Jund al-Khilafah, according to a report in The Times of Central Asia, is thought to have been created by a Kazakh from Atyrau who became radicalized when “denied permission by Kazakh authorities to study Islam in Saudi Arabia.” The Kazakh, along with “two companions from Atyrau then fled to the Afghanistan-Pakistan border region, where they established Jund al-Khilafah while maintaining networks with Salafists in Kazakhstan who could carry out attacks on the home front.”

Whereas in the past Islamist extremism in Kazakhstan was characterized by a handful of militants using Kazakhstan as a staging ground for attacks against other governments, the 2011 incidents of Islamist extremism appear to be the work of Kazakh Islamists working from safe havens abroad.

Jund al-Khilafah is thought to be based on the Afghan-Pakistan border and is also thought to have close ties with Islamist militants in the North Caucasus. And the North Caucasus more broadly, some Kazakh analysts believe, is attracting a new generation of Kazakh youth increasingly drawn to militant Islamism. Problematically for Kazakhstan, these militants do not seem content to remain abroad. In April 2012, 42 people were found guilty on terrorism charges related to the October 2011 Atyrau bombings.

When Mohammed Merah, a French citizen of North African descent, returned to France in early 2012, he carried out a series of murders of Jews and paratroopers of North African descent. After a manhunt, Merah was finally cornered by French security forces in his apartment. Merah had in fact trained with Jund al-Khilafah, which Merah likely perceived as al-Qaeda, because Jund al-Khilafa is in al-Qaeda’s broader network. Merah’s training with Jund al-Khilafa was documented by CNN’s Paul Cruickshank in “Investigations shed new light on Toulouse terrorist shootings.”

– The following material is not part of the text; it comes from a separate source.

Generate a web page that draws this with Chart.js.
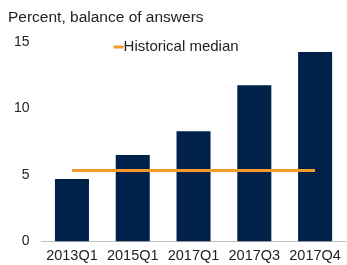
<!DOCTYPE html>
<html>
<head>
<meta charset="utf-8">
<script src="https://cdn.jsdelivr.net/npm/chart.js@4"></script>
<style>
  html, body { margin: 0; padding: 0; background: #fff; }
  #wrap { width: 347px; height: 265px; }
</style>
</head>
<body>
<div id="wrap"><canvas id="chart" width="347" height="265"></canvas></div>
<script>
var categories = ['2013Q1', '2015Q1', '2017Q1', '2017Q3', '2017Q4'];
var balanceValues = [4.7, 6.5, 8.3, 11.75, 14.25];
var medianValues = [5.35, 5.35, 5.35, 5.35, 5.35];
var yTicks = [0, 5, 10, 15];
var titleText = 'Percent, balance of answers';

var FONT = '"Liberation Sans", Arial, sans-serif';
var ORANGE = '#F39A2E';

document.addEventListener('DOMContentLoaded', function () {
    Chart.defaults.font.family = FONT;
    Chart.defaults.color = '#222';

    // title at top left and legend inside the plot area
    var labelsPlugin = {
        id: 'labelsPlugin',
        afterDraw: function (chart) {
            var c = chart.ctx;
            var area = chart.chartArea;
            c.save();
            c.fillStyle = '#222';
            c.textBaseline = 'middle';
            c.font = '15.5px ' + FONT;
            c.fillText(titleText, 8, 18);

            var x = area.left + 72;
            var y = area.top + 5;
            c.strokeStyle = ORANGE;
            c.lineWidth = 3;
            c.beginPath();
            c.moveTo(x, y);
            c.lineTo(x + 10, y);
            c.stroke();
            c.font = '15px ' + FONT;
            c.fillText(chart.data.datasets[0].label, x + 10, y);
            c.restore();
        }
    };

    var ctx = document.getElementById('chart').getContext('2d');
    new Chart(ctx, {
        type: 'bar',
        data: {
            labels: categories,
            datasets: [{
                type: 'line',
                label: 'Historical median',
                data: medianValues,
                borderColor: ORANGE,
                backgroundColor: ORANGE,
                borderWidth: 3,
                pointRadius: 0,
                order: 0
            }, {
                label: 'Balance',
                data: balanceValues,
                backgroundColor: '#00224A',
                barPercentage: 0.56,
                categoryPercentage: 1.0,
                order: 1
            }]
        },
        options: {
            responsive: false,
            animation: false,
            layout: { padding: { left: 2, right: 1, top: 42, bottom: -6 } },
            plugins: {
                title: { display: false },
                legend: { display: false },
                tooltip: { enabled: false }
            },
            scales: {
                x: {
                    grid: { display: false, drawTicks: false },
                    border: { display: true, color: '#BFBFBF', width: 1 },
                    ticks: { color: '#222', padding: 6, maxRotation: 0, font: { size: 14.5 } }
                },
                y: {
                    min: 0,
                    max: 15,
                    afterBuildTicks: function (axis) {
                        axis.ticks = yTicks.map(function (v) { return { value: v }; });
                    },
                    grid: { display: false, drawTicks: false },
                    border: { display: false },
                    ticks: { color: '#222', padding: 12, font: { size: 14 } }
                }
            }
        },
        plugins: [labelsPlugin]
    });
});
</script>
</body>
</html>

In December 2012, the deputy chairman of the National Security Committee, Kabdulkarim Abdikazymov, stated in a press conference that Jund al-Khilafah had won a considerable following inside of Kazakhstan and, as such, “poses a threat to the country’s security.” It should be stressed again, however, that comparatively little is known about Jund al-Khilafah and, other than Abdikazymov’s 2012 statement, there are too few definitive data points to confirm that this group indeed has established firm roots in Kazakhstan.